Extract exactly the run of lines starting at the line that holds "Convert this chart to Chart.js code." and ending at the line that holds "const yTitle = 'Elevation (ft)';", both included.

## Input for this task
════════

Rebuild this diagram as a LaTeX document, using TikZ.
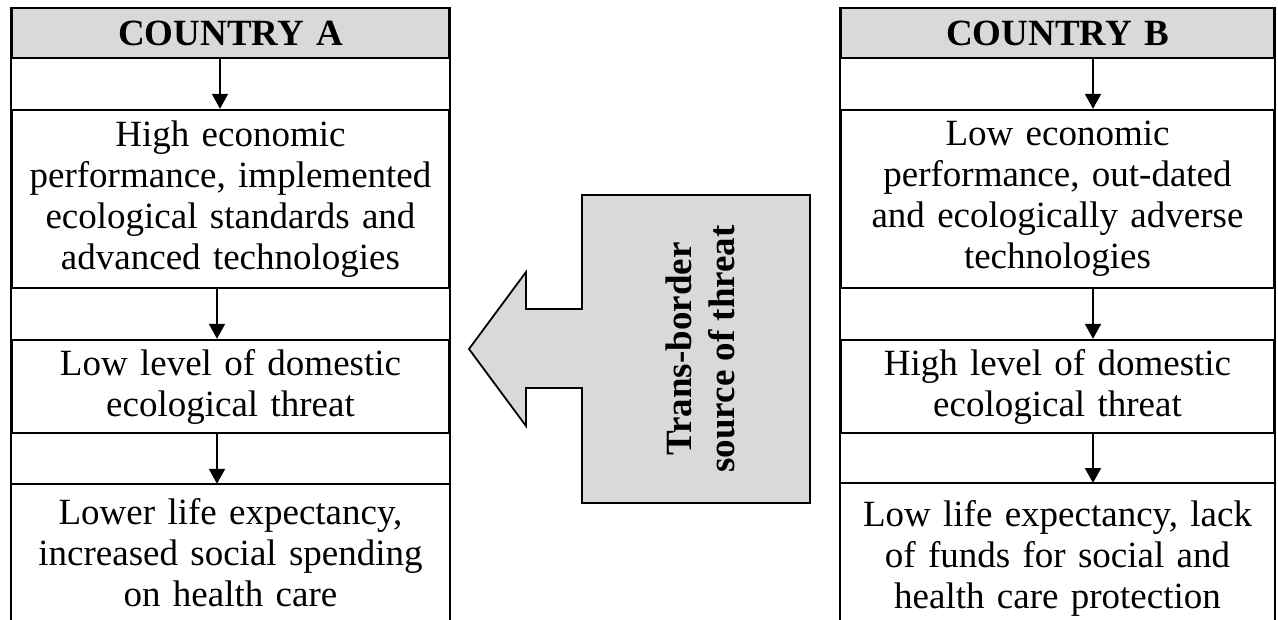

════════

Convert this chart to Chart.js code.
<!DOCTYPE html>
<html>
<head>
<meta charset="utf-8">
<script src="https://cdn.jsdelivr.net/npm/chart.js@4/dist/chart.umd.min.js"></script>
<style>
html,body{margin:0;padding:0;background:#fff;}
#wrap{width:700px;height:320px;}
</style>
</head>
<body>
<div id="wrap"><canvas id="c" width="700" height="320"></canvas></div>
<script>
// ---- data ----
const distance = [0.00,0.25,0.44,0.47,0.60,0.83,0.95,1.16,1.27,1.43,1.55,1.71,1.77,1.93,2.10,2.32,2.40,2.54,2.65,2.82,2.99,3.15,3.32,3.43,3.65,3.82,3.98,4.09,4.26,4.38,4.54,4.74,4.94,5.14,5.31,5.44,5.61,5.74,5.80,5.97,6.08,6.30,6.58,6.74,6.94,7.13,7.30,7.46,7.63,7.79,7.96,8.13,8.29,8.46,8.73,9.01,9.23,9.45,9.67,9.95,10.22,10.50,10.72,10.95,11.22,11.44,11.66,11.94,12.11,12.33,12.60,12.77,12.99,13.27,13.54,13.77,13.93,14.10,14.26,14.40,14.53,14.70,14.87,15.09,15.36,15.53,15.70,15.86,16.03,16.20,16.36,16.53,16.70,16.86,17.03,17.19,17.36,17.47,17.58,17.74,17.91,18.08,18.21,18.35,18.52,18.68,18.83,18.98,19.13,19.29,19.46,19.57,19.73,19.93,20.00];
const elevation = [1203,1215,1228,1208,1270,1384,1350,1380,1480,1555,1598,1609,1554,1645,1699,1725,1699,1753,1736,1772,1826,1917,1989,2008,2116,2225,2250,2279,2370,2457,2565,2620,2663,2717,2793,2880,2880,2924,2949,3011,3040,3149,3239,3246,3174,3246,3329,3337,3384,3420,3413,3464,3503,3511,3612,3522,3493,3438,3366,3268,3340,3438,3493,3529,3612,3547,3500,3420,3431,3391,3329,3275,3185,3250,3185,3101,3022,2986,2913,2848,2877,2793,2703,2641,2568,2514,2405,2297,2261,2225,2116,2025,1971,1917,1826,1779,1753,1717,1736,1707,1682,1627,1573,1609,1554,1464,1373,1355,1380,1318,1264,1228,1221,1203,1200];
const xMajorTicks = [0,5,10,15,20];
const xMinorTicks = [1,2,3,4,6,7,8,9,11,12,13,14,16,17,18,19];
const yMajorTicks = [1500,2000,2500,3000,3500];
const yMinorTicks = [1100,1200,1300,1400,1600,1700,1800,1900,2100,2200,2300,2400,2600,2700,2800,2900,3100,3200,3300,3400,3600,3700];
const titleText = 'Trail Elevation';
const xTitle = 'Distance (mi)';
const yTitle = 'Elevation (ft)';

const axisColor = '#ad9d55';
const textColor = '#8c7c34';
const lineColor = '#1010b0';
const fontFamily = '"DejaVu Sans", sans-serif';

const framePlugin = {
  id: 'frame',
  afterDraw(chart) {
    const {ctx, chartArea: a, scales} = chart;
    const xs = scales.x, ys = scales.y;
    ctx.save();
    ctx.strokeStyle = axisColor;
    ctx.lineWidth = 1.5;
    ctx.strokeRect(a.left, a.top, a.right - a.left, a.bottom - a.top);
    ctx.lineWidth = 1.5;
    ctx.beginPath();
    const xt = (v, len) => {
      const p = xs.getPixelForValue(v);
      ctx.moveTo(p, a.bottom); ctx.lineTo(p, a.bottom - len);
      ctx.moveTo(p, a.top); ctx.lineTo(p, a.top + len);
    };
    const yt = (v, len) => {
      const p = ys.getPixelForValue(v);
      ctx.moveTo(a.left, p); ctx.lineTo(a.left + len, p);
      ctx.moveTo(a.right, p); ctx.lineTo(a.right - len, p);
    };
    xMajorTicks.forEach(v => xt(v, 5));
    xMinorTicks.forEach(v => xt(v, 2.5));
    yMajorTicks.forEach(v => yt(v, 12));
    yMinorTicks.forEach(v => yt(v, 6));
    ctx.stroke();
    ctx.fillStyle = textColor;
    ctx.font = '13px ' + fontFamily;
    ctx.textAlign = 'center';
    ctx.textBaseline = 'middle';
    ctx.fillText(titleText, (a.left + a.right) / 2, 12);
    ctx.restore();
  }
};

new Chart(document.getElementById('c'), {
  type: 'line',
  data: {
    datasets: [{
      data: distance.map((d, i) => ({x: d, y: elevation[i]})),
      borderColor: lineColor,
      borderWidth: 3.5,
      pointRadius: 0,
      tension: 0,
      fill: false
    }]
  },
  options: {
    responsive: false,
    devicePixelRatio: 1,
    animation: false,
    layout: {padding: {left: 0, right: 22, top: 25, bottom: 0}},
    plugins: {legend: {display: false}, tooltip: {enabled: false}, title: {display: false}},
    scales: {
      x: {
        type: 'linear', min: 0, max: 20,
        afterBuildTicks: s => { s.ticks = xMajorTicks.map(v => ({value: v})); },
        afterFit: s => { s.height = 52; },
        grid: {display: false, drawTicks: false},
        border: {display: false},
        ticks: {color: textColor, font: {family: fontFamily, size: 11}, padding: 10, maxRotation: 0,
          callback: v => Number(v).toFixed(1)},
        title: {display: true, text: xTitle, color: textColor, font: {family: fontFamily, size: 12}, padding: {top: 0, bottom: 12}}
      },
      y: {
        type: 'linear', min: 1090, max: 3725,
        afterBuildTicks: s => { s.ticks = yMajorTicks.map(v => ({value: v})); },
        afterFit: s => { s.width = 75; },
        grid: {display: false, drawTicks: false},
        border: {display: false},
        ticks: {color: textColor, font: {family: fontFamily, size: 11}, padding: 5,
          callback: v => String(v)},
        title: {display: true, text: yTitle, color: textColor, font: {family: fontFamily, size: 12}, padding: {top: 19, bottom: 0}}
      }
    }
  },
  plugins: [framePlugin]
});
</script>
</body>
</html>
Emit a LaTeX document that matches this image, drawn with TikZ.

════════

## Solution for this problem
Convert this chart to Chart.js code.
<!DOCTYPE html>
<html>
<head>
<meta charset="utf-8">
<script src="https://cdn.jsdelivr.net/npm/chart.js@4/dist/chart.umd.min.js"></script>
<style>
html,body{margin:0;padding:0;background:#fff;}
#wrap{width:700px;height:320px;}
</style>
</head>
<body>
<div id="wrap"><canvas id="c" width="700" height="320"></canvas></div>
<script>
// ---- data ----
const distance = [0.00,0.25,0.44,0.47,0.60,0.83,0.95,1.16,1.27,1.43,1.55,1.71,1.77,1.93,2.10,2.32,2.40,2.54,2.65,2.82,2.99,3.15,3.32,3.43,3.65,3.82,3.98,4.09,4.26,4.38,4.54,4.74,4.94,5.14,5.31,5.44,5.61,5.74,5.80,5.97,6.08,6.30,6.58,6.74,6.94,7.13,7.30,7.46,7.63,7.79,7.96,8.13,8.29,8.46,8.73,9.01,9.23,9.45,9.67,9.95,10.22,10.50,10.72,10.95,11.22,11.44,11.66,11.94,12.11,12.33,12.60,12.77,12.99,13.27,13.54,13.77,13.93,14.10,14.26,14.40,14.53,14.70,14.87,15.09,15.36,15.53,15.70,15.86,16.03,16.20,16.36,16.53,16.70,16.86,17.03,17.19,17.36,17.47,17.58,17.74,17.91,18.08,18.21,18.35,18.52,18.68,18.83,18.98,19.13,19.29,19.46,19.57,19.73,19.93,20.00];
const elevation = [1203,1215,1228,1208,1270,1384,1350,1380,1480,1555,1598,1609,1554,1645,1699,1725,1699,1753,1736,1772,1826,1917,1989,2008,2116,2225,2250,2279,2370,2457,2565,2620,2663,2717,2793,2880,2880,2924,2949,3011,3040,3149,3239,3246,3174,3246,3329,3337,3384,3420,3413,3464,3503,3511,3612,3522,3493,3438,3366,3268,3340,3438,3493,3529,3612,3547,3500,3420,3431,3391,3329,3275,3185,3250,3185,3101,3022,2986,2913,2848,2877,2793,2703,2641,2568,2514,2405,2297,2261,2225,2116,2025,1971,1917,1826,1779,1753,1717,1736,1707,1682,1627,1573,1609,1554,1464,1373,1355,1380,1318,1264,1228,1221,1203,1200];
const xMajorTicks = [0,5,10,15,20];
const xMinorTicks = [1,2,3,4,6,7,8,9,11,12,13,14,16,17,18,19];
const yMajorTicks = [1500,2000,2500,3000,3500];
const yMinorTicks = [1100,1200,1300,1400,1600,1700,1800,1900,2100,2200,2300,2400,2600,2700,2800,2900,3100,3200,3300,3400,3600,3700];
const titleText = 'Trail Elevation';
const xTitle = 'Distance (mi)';
const yTitle = 'Elevation (ft)';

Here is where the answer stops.